»»

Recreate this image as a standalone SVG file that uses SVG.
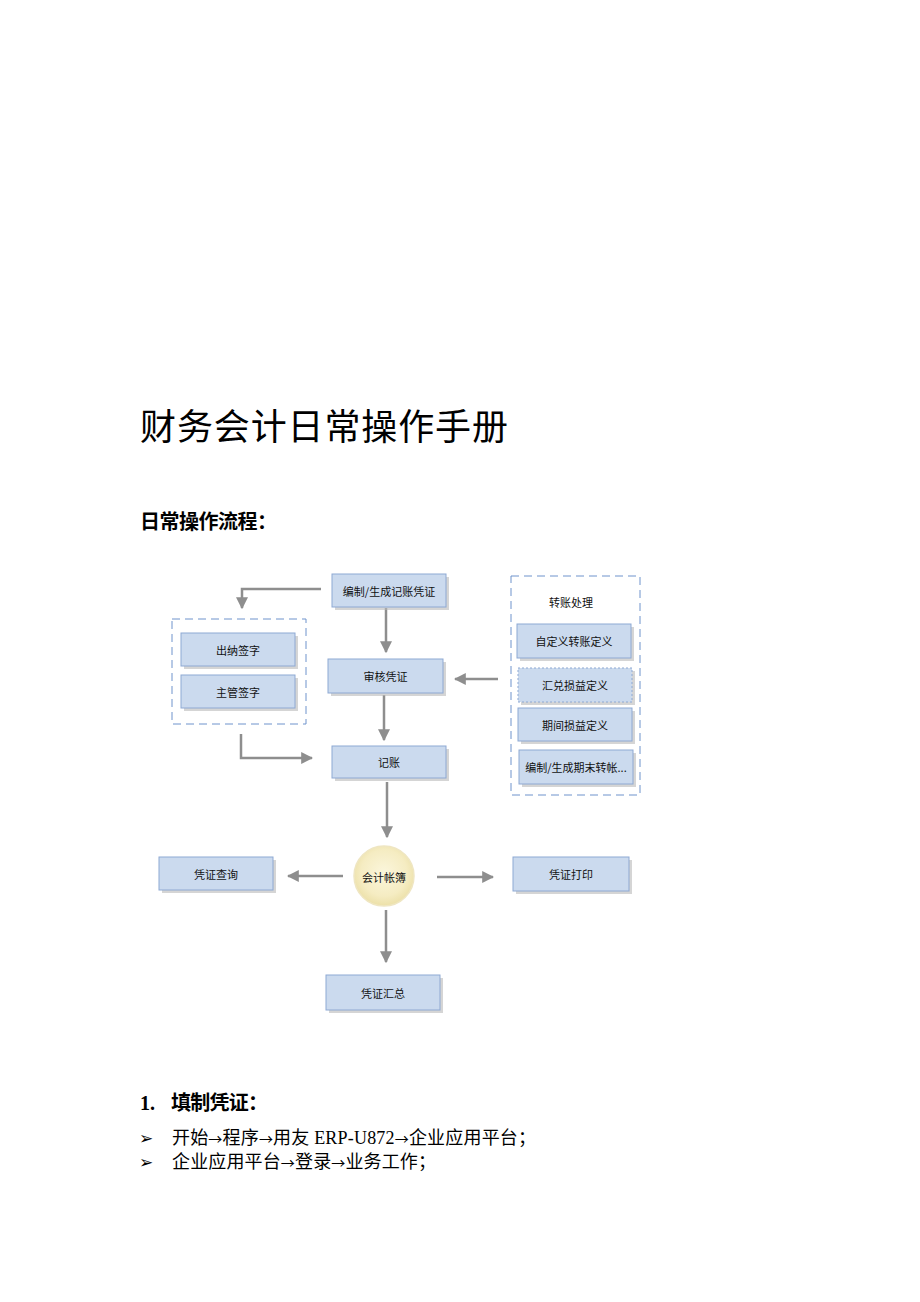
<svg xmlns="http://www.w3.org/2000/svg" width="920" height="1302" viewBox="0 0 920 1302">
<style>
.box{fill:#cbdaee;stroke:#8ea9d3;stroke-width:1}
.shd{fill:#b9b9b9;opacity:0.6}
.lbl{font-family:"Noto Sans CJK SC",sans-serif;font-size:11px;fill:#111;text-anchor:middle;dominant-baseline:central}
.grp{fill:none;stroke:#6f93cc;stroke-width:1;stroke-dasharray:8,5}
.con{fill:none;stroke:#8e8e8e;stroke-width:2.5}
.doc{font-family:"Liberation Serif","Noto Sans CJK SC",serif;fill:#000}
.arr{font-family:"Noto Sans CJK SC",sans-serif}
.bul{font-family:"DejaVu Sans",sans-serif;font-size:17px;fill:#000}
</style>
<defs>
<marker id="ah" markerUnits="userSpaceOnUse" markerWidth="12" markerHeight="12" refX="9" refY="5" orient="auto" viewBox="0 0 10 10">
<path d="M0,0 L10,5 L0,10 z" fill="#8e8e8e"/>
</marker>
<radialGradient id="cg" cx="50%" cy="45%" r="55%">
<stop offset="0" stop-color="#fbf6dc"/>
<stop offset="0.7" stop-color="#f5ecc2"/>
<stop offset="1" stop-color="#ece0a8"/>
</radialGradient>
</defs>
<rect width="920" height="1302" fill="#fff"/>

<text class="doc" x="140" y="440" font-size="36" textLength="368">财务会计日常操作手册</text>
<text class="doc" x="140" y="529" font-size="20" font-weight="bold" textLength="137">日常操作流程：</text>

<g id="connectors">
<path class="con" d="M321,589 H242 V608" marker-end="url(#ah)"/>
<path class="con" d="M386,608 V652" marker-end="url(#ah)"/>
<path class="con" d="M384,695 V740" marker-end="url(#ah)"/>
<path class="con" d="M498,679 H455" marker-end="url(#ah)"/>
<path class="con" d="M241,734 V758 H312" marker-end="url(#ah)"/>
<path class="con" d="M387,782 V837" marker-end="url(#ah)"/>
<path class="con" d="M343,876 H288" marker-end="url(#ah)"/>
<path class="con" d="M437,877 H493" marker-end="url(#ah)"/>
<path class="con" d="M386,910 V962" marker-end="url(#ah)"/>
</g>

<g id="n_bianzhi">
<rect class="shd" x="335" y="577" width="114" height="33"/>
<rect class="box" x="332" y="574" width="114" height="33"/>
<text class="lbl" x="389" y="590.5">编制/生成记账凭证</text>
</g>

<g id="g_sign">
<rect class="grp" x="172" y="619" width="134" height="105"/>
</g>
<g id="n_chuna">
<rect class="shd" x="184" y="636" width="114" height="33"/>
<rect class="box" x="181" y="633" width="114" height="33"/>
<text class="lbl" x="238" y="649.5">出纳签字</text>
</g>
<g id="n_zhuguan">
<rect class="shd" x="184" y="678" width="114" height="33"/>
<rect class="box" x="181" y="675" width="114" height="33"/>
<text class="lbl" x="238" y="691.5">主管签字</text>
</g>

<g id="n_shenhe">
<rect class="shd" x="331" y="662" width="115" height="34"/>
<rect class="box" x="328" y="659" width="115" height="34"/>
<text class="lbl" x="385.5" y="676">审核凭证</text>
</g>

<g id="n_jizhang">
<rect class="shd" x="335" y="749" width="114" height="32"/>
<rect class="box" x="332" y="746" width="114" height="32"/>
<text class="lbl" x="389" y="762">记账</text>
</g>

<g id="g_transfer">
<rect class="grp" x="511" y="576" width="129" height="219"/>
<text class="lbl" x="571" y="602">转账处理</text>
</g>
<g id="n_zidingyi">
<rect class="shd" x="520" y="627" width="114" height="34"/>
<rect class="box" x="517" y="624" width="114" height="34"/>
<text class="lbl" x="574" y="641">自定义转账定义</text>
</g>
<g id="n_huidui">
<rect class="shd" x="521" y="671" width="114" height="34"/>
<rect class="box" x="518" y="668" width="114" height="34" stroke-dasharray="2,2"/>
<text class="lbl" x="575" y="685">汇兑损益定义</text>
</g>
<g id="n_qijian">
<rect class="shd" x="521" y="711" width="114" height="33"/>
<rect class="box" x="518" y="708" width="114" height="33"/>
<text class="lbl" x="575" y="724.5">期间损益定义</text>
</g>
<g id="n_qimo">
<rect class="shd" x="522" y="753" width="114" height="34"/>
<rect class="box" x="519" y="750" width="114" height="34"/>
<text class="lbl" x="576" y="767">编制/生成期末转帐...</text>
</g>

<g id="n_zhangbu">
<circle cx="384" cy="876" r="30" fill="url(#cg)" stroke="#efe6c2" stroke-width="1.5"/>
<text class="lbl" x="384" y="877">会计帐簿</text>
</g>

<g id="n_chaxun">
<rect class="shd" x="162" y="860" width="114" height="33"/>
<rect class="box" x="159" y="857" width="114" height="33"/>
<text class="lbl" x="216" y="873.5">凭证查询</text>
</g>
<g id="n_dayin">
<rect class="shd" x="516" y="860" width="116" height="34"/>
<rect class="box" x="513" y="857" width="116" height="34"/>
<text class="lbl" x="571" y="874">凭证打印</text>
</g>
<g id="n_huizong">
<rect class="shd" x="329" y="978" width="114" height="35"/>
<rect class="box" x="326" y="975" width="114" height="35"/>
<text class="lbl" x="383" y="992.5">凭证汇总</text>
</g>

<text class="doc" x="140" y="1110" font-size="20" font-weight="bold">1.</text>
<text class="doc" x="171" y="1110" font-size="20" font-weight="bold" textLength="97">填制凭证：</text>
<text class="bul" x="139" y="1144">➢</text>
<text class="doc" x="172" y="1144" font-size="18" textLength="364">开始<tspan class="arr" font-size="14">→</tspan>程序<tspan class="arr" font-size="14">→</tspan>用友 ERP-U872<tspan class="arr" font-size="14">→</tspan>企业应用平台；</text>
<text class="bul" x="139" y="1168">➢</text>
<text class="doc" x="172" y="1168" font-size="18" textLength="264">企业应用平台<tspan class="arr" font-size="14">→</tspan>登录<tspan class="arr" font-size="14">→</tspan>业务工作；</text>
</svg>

««
»»

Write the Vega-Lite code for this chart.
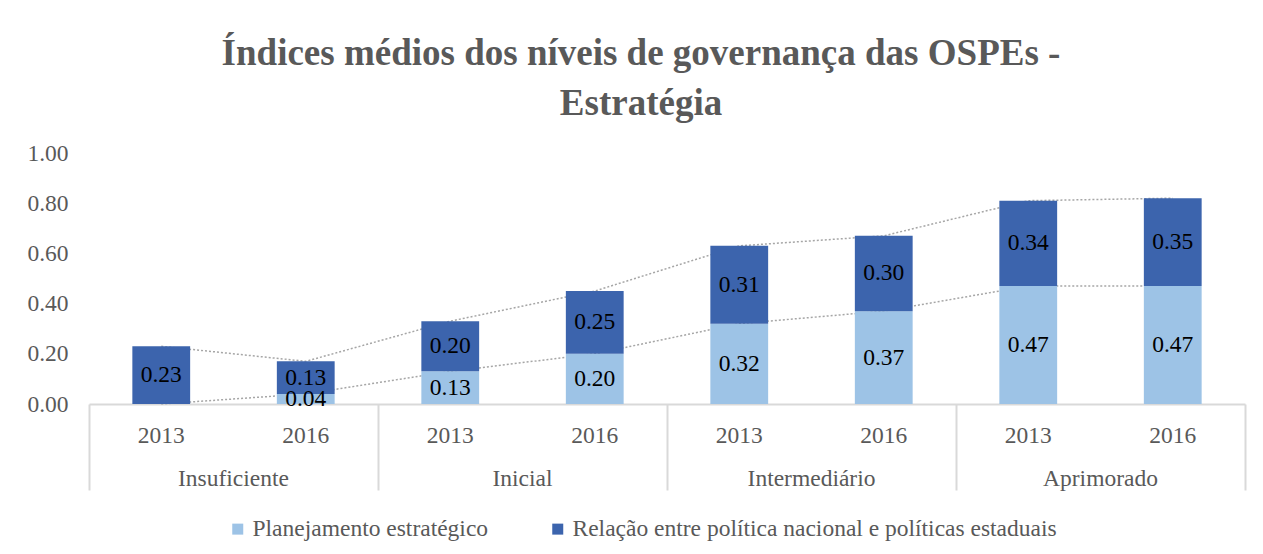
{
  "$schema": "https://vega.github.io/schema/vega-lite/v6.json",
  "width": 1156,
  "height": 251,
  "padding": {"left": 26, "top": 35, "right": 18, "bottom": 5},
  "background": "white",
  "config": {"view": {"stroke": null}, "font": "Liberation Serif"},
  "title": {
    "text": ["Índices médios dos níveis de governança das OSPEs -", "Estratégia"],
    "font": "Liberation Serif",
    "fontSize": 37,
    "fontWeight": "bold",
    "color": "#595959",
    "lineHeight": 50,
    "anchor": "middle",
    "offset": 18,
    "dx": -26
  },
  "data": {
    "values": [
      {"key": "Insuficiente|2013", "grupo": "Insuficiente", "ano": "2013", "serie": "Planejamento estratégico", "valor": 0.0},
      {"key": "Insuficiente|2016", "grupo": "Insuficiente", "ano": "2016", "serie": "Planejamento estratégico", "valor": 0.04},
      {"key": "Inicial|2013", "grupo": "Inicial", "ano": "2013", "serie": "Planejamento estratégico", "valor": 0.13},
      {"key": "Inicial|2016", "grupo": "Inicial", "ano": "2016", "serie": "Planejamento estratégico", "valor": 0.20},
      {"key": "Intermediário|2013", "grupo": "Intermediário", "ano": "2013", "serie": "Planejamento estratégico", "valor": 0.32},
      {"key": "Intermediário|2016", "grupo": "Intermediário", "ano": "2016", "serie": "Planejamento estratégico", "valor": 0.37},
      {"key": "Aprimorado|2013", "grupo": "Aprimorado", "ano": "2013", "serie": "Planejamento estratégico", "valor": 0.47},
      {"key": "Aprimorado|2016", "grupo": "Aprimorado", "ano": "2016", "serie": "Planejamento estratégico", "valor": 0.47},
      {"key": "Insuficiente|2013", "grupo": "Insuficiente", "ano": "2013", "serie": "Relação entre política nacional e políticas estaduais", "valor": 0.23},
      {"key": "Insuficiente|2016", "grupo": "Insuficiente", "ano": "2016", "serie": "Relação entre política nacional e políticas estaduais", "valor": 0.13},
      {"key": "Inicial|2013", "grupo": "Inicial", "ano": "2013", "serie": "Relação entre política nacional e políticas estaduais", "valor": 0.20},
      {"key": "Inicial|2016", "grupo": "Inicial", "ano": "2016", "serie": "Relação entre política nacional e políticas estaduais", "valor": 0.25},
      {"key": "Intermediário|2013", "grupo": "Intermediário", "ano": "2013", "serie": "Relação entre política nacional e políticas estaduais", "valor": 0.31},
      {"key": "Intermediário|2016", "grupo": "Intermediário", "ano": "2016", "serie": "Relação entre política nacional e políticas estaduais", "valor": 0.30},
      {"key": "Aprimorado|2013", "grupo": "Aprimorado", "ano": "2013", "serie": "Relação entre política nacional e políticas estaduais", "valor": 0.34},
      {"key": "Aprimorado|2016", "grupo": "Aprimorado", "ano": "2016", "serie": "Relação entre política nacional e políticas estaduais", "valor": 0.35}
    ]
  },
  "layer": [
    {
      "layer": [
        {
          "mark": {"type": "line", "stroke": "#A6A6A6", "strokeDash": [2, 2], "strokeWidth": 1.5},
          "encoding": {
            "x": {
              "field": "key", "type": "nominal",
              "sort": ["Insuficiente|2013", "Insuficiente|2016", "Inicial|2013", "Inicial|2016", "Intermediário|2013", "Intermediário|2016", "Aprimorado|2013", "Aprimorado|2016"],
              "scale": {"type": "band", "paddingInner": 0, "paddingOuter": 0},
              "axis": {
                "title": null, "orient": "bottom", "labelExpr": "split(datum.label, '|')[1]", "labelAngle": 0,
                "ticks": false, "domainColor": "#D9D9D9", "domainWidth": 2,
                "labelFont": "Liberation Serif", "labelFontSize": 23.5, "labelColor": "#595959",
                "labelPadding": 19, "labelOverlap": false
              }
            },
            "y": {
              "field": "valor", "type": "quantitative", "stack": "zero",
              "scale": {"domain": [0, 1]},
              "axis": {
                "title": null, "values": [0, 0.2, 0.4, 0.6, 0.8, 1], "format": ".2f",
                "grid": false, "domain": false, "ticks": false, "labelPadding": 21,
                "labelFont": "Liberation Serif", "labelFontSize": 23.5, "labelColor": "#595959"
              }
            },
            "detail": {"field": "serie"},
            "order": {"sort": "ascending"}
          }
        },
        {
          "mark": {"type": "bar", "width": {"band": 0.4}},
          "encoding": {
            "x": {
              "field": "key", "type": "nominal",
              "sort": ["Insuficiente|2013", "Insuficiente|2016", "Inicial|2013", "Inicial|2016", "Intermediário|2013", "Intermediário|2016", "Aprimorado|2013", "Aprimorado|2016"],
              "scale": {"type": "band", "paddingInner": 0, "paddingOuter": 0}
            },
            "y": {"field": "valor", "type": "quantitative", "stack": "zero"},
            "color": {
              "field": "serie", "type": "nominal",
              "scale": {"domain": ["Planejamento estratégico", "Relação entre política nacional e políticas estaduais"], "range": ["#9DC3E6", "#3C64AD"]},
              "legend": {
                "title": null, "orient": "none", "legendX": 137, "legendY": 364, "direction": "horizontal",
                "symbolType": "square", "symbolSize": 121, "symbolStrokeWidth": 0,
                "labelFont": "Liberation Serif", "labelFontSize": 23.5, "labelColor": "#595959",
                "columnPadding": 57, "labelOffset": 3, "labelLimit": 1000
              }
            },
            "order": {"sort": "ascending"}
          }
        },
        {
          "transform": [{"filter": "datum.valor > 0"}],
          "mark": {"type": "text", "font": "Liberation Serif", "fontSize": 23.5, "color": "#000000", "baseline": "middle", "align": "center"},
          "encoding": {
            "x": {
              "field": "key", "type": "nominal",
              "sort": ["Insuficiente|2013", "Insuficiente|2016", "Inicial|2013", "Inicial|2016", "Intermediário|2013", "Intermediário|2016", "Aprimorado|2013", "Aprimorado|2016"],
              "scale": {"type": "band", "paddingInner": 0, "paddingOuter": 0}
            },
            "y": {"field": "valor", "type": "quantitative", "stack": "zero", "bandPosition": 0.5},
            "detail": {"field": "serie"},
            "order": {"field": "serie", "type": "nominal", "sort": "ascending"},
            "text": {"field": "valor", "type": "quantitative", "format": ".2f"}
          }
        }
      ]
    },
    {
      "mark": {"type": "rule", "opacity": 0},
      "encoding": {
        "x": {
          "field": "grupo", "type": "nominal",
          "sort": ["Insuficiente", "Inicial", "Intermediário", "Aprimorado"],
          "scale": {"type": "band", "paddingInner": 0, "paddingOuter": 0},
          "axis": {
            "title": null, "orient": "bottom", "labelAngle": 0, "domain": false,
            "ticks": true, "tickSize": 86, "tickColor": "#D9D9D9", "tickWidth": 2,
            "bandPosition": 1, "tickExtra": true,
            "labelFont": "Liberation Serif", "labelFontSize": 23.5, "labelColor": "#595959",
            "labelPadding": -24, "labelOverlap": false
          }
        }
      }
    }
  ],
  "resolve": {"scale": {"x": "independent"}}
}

««
»»

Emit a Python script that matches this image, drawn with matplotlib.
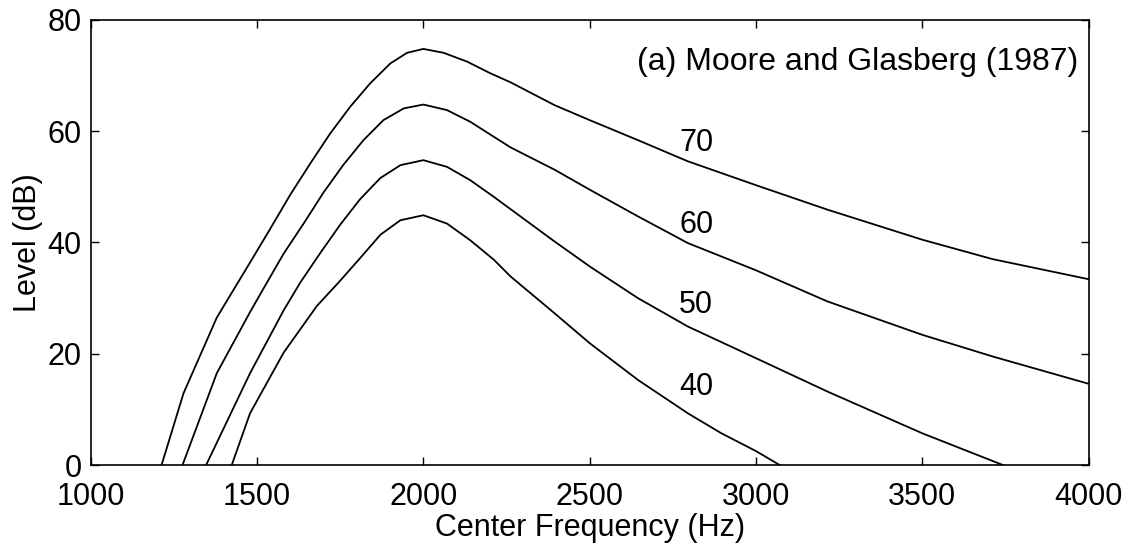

««

▸ **Exercise**
Provide only the number of lines in the entries that hold the word "image".

▸ **Complete response**
2